In 1917, Strand concluded, “The photographer’s problem, therefore, is to see clearly the limitations and at the same time the potential qualities of his medium…without tricks of process or manipulation, through the use of straight photographic methods. … Photography is only a new road from a different direction but moving toward the common goal, which is Life.” On the other hand, in 1907 , Robert Demachy, a French contemporary, telescoped Chamboredon’s contentions that would be published more than 55 years later in Bourdieu’s essay collection: “Pictorial photography owes its birth to the universal dissatisfaction of artist photographers in front of the photographic errors of the straight print. Its false values, its lack of accents, its equal delineation of things important and useless, were universally recognized and deplored by a host of malcontents…I consider that, from an art point of view, the straight print of today is not a whit better than the straight print of fifteen years ago. If it was faulty then it is still faulty now.”
Tying both shows together
Then how did the paradigm shift finally took hold? Behnke wrote that, in the decades following the Sixties, there was “a kind of implosion of aesthetic difference in the world of painting and sculptural art due to the questioning of originality, subjective expressiveness and formal singularity because of the influence of photography.” He cited a 1984 essay by Rosalind Krauss, which entails a precise reading of Bourdieu’s theoretical underpinnings that were published two decades earlier:
“It shows that Bourdieu’s sociological analysis of photography played an important role in a certain phase of determining what legitimate art can even be, when it is exposed using the tool of photography. It is an irony of history that Krauss takes Bourdieu’s precise and demystifying analysis of photography to make use of it as an instrument of deconstruction against legitimate art, whereas Bourdieu, in the early 1960s, took it completely for granted that there was an intact, highly legitimate aesthetic field that excluded photography, because it was not able to develop originality, authenticity or a formal vocabulary. It was specifically this lack that made photography interesting for a certain advanced field of art in the 1960s and 70s.”
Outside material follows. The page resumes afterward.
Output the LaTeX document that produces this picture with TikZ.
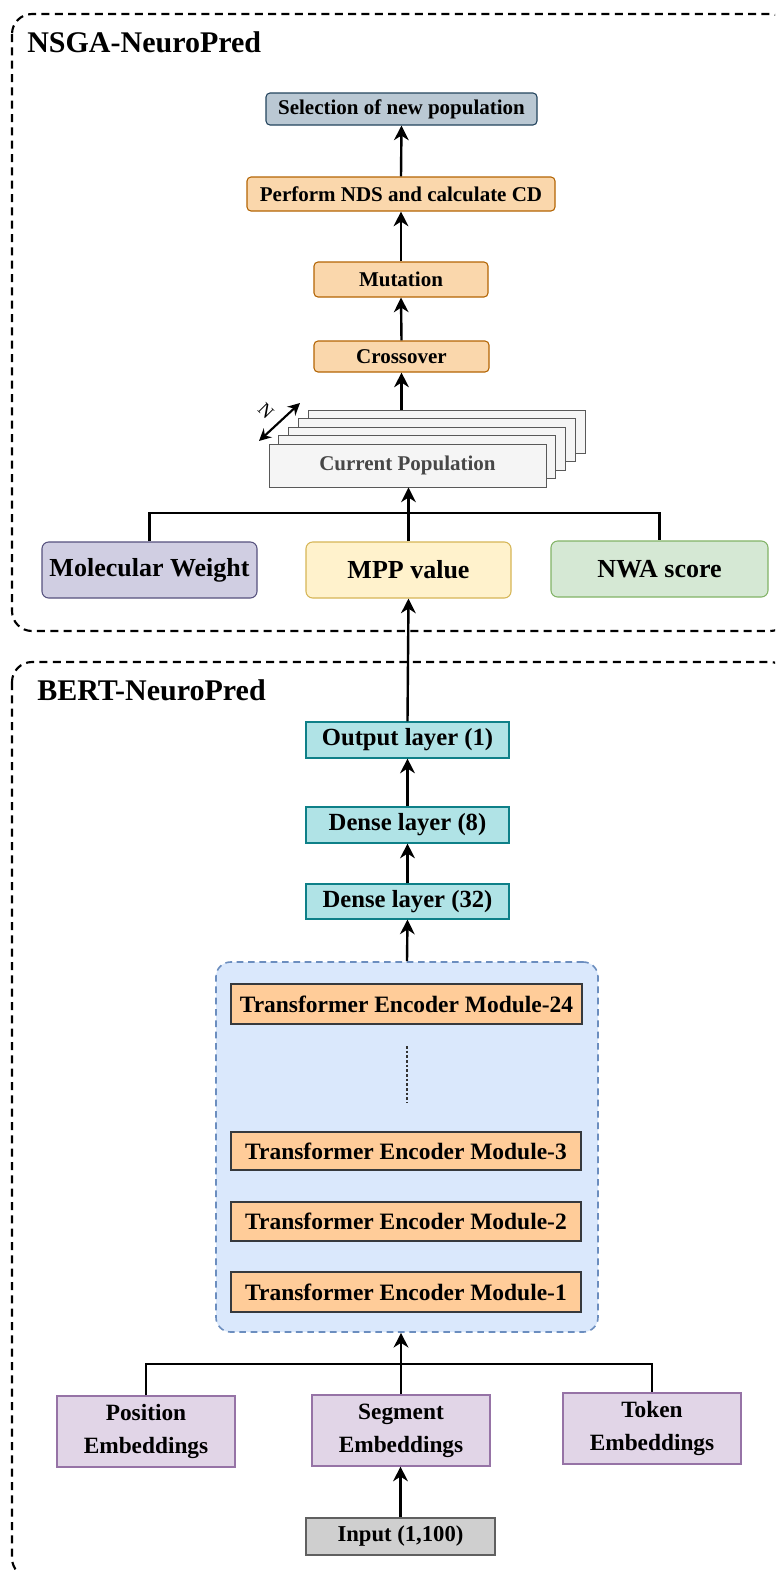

The parallels in Blue Grass, Green Skies and Photo-Secession shows are striking. One is found in the subject matter of their respective work (landscapes, portraiture, figure studies and still life). Another is the embrace of experimentation. A third is the sense of social egalitarianism, where the gates were opened to women, in particular: Mary Cassatt in painting and Gertrude Käsebier in photography, for example.
A fourth is acutely relevant to the omnipresent challenge for contemporary artists who must contend with those questioning the merit of their work. “Many artists are exposing their hearts and souls in their work. So if you find someone or even yourself questioning the validity of art or finding something ugly or unskilled, then try to consider why you might feel that way before dismissing the work,” McCusker said, concluding her talk from last summer. “The beauty of art is its ability to encourage constant reflection, including self-reflection.”